Despite Vince’s blockbuster announcement on WWE Monday Night RAW about the Royal Rumble Match and news that Brock Lesnar will be returning to WWE programming next week, reports that technically haven’t even been confirmed by WWE — WWE.com was “declined” when they asked for a comment from Triple H about the rumors — are taking the Internet Wrestling Community by storm. If you follow professional wrestling outside of World Wrestling Entertainment, then you’re probably familiar with the Bullet Club. Some of the most popular wrestlers working with New Japan Pro Wrestling are coming over, and current NXT Champion Finn Balor was a part of the Bullet Club before making his debut at Full Sail University.
For those unfamiliar with these international wrestling talents, it’s important to understand who they are and why the IWC is so excited about these NJPW talents coming under the WWE umbrella.
Bullet Club: a brief history
Known in NJPW as Prince Devitt, Balor was initially a face in the Japanese world of professional wrestling. However, after turning on his tag team partner and becoming a heel, he aligned himself with some other wrestlers from outside of Japan, forming a heel stable of foreign wrestlers (not unlike the WWE’s League of Nations). As with all wrestling factions, the exact line-up changed over the years. While the group formed in NJPW, they also have a presence in such organizations as Mexico’s CMLL, as well as Global Force Wrestling and Ring of Honor in the United States. The biggest names — in terms of an American following — that were ever a part of the Bullet Club include AJ Styles and Jeff Jarrett.
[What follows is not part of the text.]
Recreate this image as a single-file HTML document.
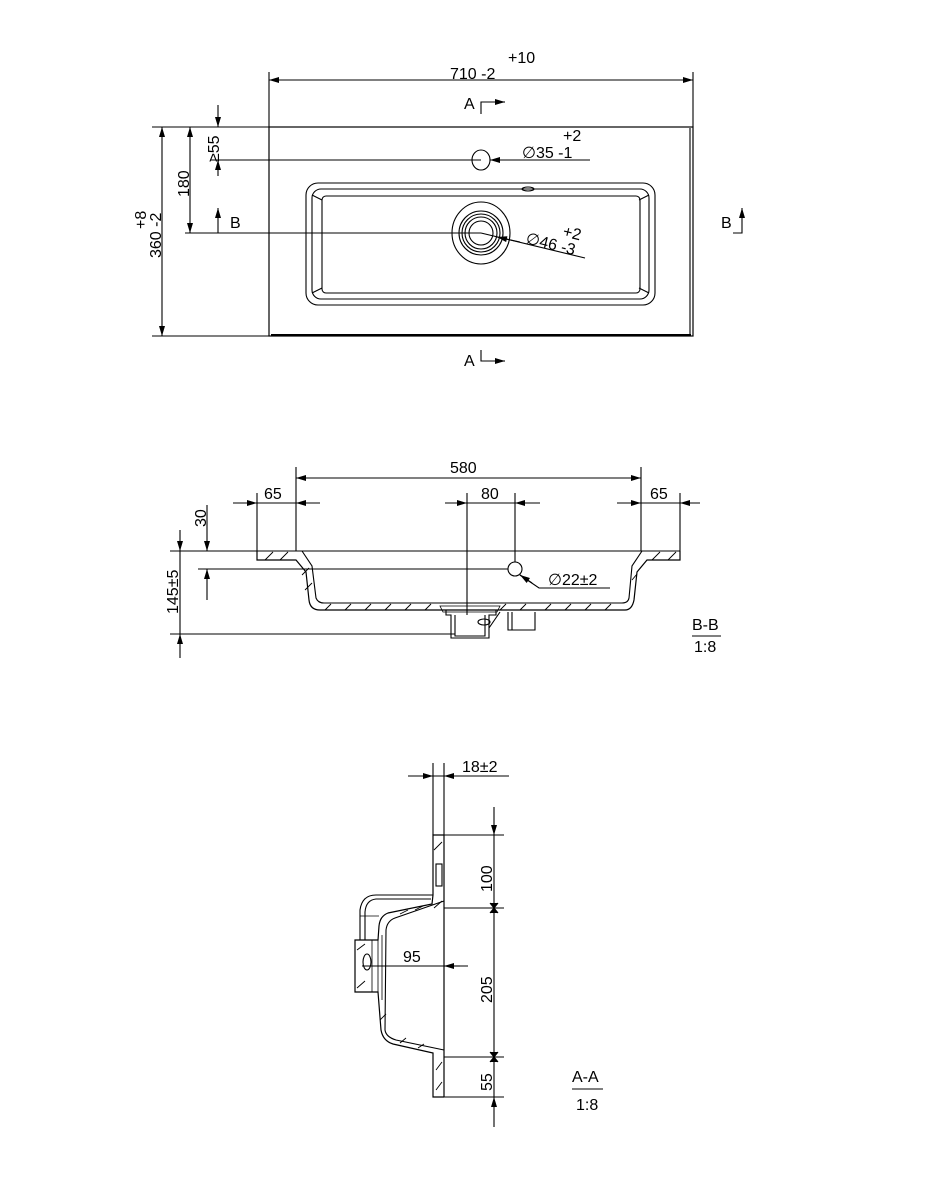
<!DOCTYPE html>
<html><head><meta charset="utf-8"><style>html,body{margin:0;padding:0;background:#fff}svg{display:block}</style></head><body>
<svg width="926" height="1200" viewBox="0 0 926 1200" xmlns="http://www.w3.org/2000/svg" font-family="Liberation Sans, sans-serif" font-size="16" fill="none" stroke="#000" stroke-width="1.1">
<defs>
<marker id="a" viewBox="0 0 10 6" refX="10" refY="3" markerWidth="12" markerHeight="6" orient="auto-start-reverse" markerUnits="userSpaceOnUse"><path d="M0,0L10,3L0,6z" fill="#000" stroke="none"/></marker>
</defs>
<!-- TOP VIEW -->
<rect x="269" y="127" width="424" height="209" stroke-width="1.2"/>
<line x1="271" y1="335" x2="691" y2="335" stroke-width="2"/>
<line x1="690" y1="128" x2="690" y2="334"/>
<line x1="269" y1="72" x2="269" y2="127"/><line x1="693" y1="72" x2="693" y2="127"/>
<line x1="269" y1="80" x2="693" y2="80" marker-start="url(#a)" marker-end="url(#a)"/>
<g fill="#000" stroke="none"><text x="508" y="63">+10</text><text x="450" y="79">710 -2</text></g>
<g fill="#000" stroke="none"><text x="464" y="109">A</text><text x="464" y="366">A</text><text x="230" y="228">B</text><text x="721" y="228">B</text></g>
<path d="M481,114V102H495"/><path d="M495,102L505,102" marker-end="url(#a)"/>
<path d="M481,350V361H495"/><path d="M495,361L505,361" marker-end="url(#a)"/>
<path d="M218,233V219" /><line x1="218" y1="219" x2="218" y2="208" marker-end="url(#a)"/>
<path d="M733,233H742V219"/><line x1="742" y1="219" x2="742" y2="208" marker-end="url(#a)"/>
<ellipse cx="481" cy="160" rx="9" ry="10"/>
<line x1="590" y1="160" x2="490" y2="160" marker-end="url(#a)"/>
<g fill="#000" stroke="none"><text x="563" y="141">+2</text><text x="522" y="158">∅35 -1</text></g>
<rect x="306" y="183" width="349" height="122" rx="12"/>
<rect x="312" y="189" width="337" height="110" rx="9"/>
<rect x="322" y="196" width="318" height="97" rx="4"/>
<path d="M312,195L322,200M649,195L639,200M312,293L322,288M649,293L639,288"/>
<ellipse cx="528" cy="189" rx="6" ry="2"/>
<ellipse cx="481" cy="233" rx="29" ry="31"/>
<circle cx="481" cy="233" r="22"/><circle cx="481" cy="233" r="19"/><circle cx="481" cy="233" r="16"/><circle cx="481" cy="233" r="12"/>
<line x1="585" y1="258" x2="481" y2="233"/><line x1="520" y1="242" x2="497" y2="237" marker-end="url(#a)"/>
<g fill="#000" stroke="none"><text x="562" y="236" transform="rotate(14 562 236)">+2</text><text x="525" y="243" transform="rotate(14 525 243)">∅46 -3</text></g>
<line x1="152" y1="127" x2="269" y2="127"/><line x1="152" y1="336" x2="269" y2="336"/>
<line x1="162" y1="127" x2="162" y2="336" marker-start="url(#a)" marker-end="url(#a)"/>
<line x1="185" y1="233" x2="481" y2="233"/>
<line x1="190" y1="127" x2="190" y2="233" marker-start="url(#a)" marker-end="url(#a)"/>
<line x1="210" y1="160" x2="481" y2="160"/>
<line x1="218" y1="105" x2="218" y2="127" marker-end="url(#a)"/>
<line x1="218" y1="176" x2="218" y2="160" marker-end="url(#a)"/>
<g fill="#000" stroke="none">
<text transform="translate(146,229) rotate(-90)">+8</text>
<text transform="translate(161,258) rotate(-90)">360 -2</text>
<text transform="translate(189,197) rotate(-90)">180</text>
<text transform="translate(219,162) rotate(-90)">≥55</text>
</g>
<!-- SECTION B-B -->
<line x1="170" y1="551" x2="680" y2="551"/>
<path d="M257,551V560H296L306,572L309,600Q310,610 320,610H625Q632,610 634,600L637,572L647,560H680V551" stroke-width="1.2"/>
<path d="M302,551L312,566L316,598Q318,603 324,603H622Q628,603 629,598L632,566L642,551"/>
<g stroke-width="0.9"><path d="M265,560L273,552M280,560L288,552M302,575L309,568M305,590L312,583M325,610L331,604M345,610L351,604M365,610L371,604M385,610L391,604M405,610L411,604M425,610L431,604M500,610L506,604M520,610L526,604M545,610L551,604M565,610L571,604M585,610L591,604M605,610L611,604M632,580L637,574M652,560L660,552M668,560L676,552"/></g>
<path d="M446,610V615H451V638H489V615H496V610"/><path d="M455,615V636H485V615"/>
<path d="M440,606H500L497,612H443Z" stroke-width="0.8"/>
<ellipse cx="484" cy="622" rx="6" ry="3"/>
<path d="M489,628L500,612"/>
<path d="M508,612V630H535V612M512,612V630"/>
<line x1="296" y1="467" x2="296" y2="551"/><line x1="641" y1="467" x2="641" y2="551"/>
<line x1="296" y1="478" x2="641" y2="478" marker-start="url(#a)" marker-end="url(#a)"/>
<line x1="257" y1="493" x2="257" y2="551"/><line x1="680" y1="493" x2="680" y2="551"/>
<line x1="233" y1="503" x2="257" y2="503" marker-end="url(#a)"/><line x1="320" y1="503" x2="296" y2="503" marker-end="url(#a)"/><line x1="257" y1="503" x2="296" y2="503"/>
<line x1="617" y1="503" x2="641" y2="503" marker-end="url(#a)"/><line x1="700" y1="503" x2="680" y2="503" marker-end="url(#a)"/><line x1="641" y1="503" x2="680" y2="503"/>
<line x1="467" y1="493" x2="467" y2="615"/><line x1="515" y1="493" x2="515" y2="562"/>
<line x1="445" y1="503" x2="467" y2="503" marker-end="url(#a)"/><line x1="540" y1="503" x2="515" y2="503" marker-end="url(#a)"/><line x1="467" y1="503" x2="515" y2="503"/>
<circle cx="515" cy="569" r="7"/>
<line x1="198" y1="569" x2="508" y2="569"/>
<path d="M610,588H539L520,575"/><line x1="532" y1="583" x2="520" y2="575" marker-end="url(#a)"/>
<line x1="207" y1="505" x2="207" y2="551" marker-end="url(#a)"/><line x1="207" y1="600" x2="207" y2="569" marker-end="url(#a)"/>
<line x1="170" y1="634" x2="455" y2="634"/>
<line x1="180" y1="530" x2="180" y2="551" marker-end="url(#a)"/><line x1="180" y1="551" x2="180" y2="634"/><line x1="180" y1="658" x2="180" y2="634" marker-end="url(#a)"/>
<g fill="#000" stroke="none">
<text x="450" y="473">580</text><text x="264" y="499">65</text><text x="650" y="499">65</text><text x="481" y="499">80</text>
<text x="548" y="585">∅22±2</text>
<text transform="translate(206,527) rotate(-90)">30</text>
<text transform="translate(178,614) rotate(-90)">145±5</text>
<text x="692" y="630">B-B</text><text x="694" y="652">1:8</text>
</g>
<line x1="692" y1="636" x2="721" y2="636"/>
<!-- SECTION A-A -->
<line x1="444" y1="835" x2="444" y2="1097" stroke-width="1.2"/>
<path d="M444,835H433V895L432,904L388,913Q380,916 379,926L378,940H355V992H378L381,1030Q383,1041 393,1044L433,1053V1097H444" stroke-width="1.2"/>
<path d="M444,901L395,918Q387,921 386,930L385,1030Q386,1037 396,1040L444,1050"/>
<path d="M433,895H376Q362,895 360,910V940"/>
<path d="M431,899H376Q366,900 365,912V940"/>
<path d="M360,916H379" stroke-width="0.8"/>
<rect x="436" y="864" width="6" height="22"/>
<ellipse cx="367" cy="962" rx="4" ry="8"/>
<path d="M378,940V992M372,940V992M382,935V1000" stroke-width="0.8"/>
<g stroke-width="0.9"><path d="M434,850L442,842M434,908L442,901M400,914L408,910M415,910L423,906M436,1070L442,1062M436,1090L442,1082M400,1043L406,1038M418,1048L424,1044M380,1020L386,1014M357,950L365,944M357,988L365,981"/></g>
<line x1="433" y1="763" x2="433" y2="835"/><line x1="444" y1="763" x2="444" y2="835"/>
<line x1="408" y1="776" x2="433" y2="776" marker-end="url(#a)"/><line x1="470" y1="776" x2="444" y2="776" marker-end="url(#a)"/><line x1="433" y1="776" x2="509" y2="776"/>
<line x1="444" y1="835" x2="504" y2="835"/><line x1="444" y1="908" x2="504" y2="908"/><line x1="444" y1="1057" x2="504" y2="1057"/><line x1="444" y1="1097" x2="504" y2="1097"/>
<line x1="494" y1="807" x2="494" y2="835" marker-end="url(#a)"/><line x1="494" y1="835" x2="494" y2="1097"/><line x1="494" y1="1127" x2="494" y2="1097" marker-end="url(#a)"/>
<path d="M490,903L494,908L498,903M490,913L494,908L498,913M490,1052L494,1057L498,1052M490,1062L494,1057L498,1062" fill="#000"/>
<line x1="362" y1="966" x2="468" y2="966"/><line x1="460" y1="966" x2="444" y2="966" marker-end="url(#a)"/>
<g fill="#000" stroke="none">
<text x="462" y="772">18±2</text>
<text x="403" y="962">95</text>
<text transform="translate(492,892) rotate(-90)">100</text>
<text transform="translate(492,1003) rotate(-90)">205</text>
<text transform="translate(492,1091) rotate(-90)">55</text>
<text x="572" y="1082">A-A</text><text x="576" y="1110">1:8</text>
</g>
<line x1="572" y1="1089" x2="603" y2="1089"/>
</svg>
</body></html>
Luke “Doc” Gallows — formerly of CM Punk’s Straight Edge Society — and Karl Anderson were both members of the Bullet Club. Shinsuke Nakamura — one of the four wrestlers rumored to have been signed from NJPW — was never a member of the Bullet Club, but did feud with them in Japan. When Devitt/Balor left NJPW for NXT, AJ Styles eventually replaced him as their leader.
Members remaining in NJPW include current leader Kenny Omega, Bad Luck Fale, Chase Owens, Cody Hall, The Young Bucks (Matt and Nick Jackson), Tama Tonga, and Yujiro Takahashi.
Easily the most recognizable name to the casual American wrestling fan, he was a major player in TNA for over a decade. His time spent with Ring of Honor and New Japan Pro Wrestling gave Styles further “indie cred” with the IWC. He is often considered one of the most talented professional wrestlers not currently signed to WWE or NXT.
As confirmed by Sporting News, AJ Styles competed at NJPW for the last time at Wrestle Kingdom 10. Unlike the other three talents rumored to have been signed, Styles was competing at NJPW without a contract. A transition to WWE’s Performance Center should be smooth.
From the perspective of a professional wrestling fan in Japan, the biggest news may be the assumed departure of Shinsuke Nakamura. Nakamura held the IWGP Heavyweight Championship — the most prestigious title defended in NJPW — on three different occasions.
Shinsuke is the only one of the four NJPW stars that is Japanese.
Luke “Doc” Gallows
For anyone that has been a fan of WWE for the last six or seven years, you may remember Luke Gallows as a member of the Straight Edge Society, along with Joey Mercury, Serena, and leader CM Punk. Before being converted by Punk, he performed as Festus, a wrestler with a mental disability.
As the Straight Edge Society disbanded, Gallows was released by WWE. He would go on to compete in TNA, NJPW, and GFW.
Like Nakamura, Anderson has never wrestled for WWE under any persona. Domestically, he has competed with the NWA, Pro Wrestling Guerrilla, Ring of Honor, and GFW.
Anderson really came into his own in Japan while working for Pro Wrestling NOAH and NJPW.
Details are still pending for these four signings. Rumors include their debut happening at the Royal Rumble, or as part of a new-comer faction that could play out like anything from the acquisition of The Radicalz to the Nexus takeover to the revolutionary NWO angle from WCW.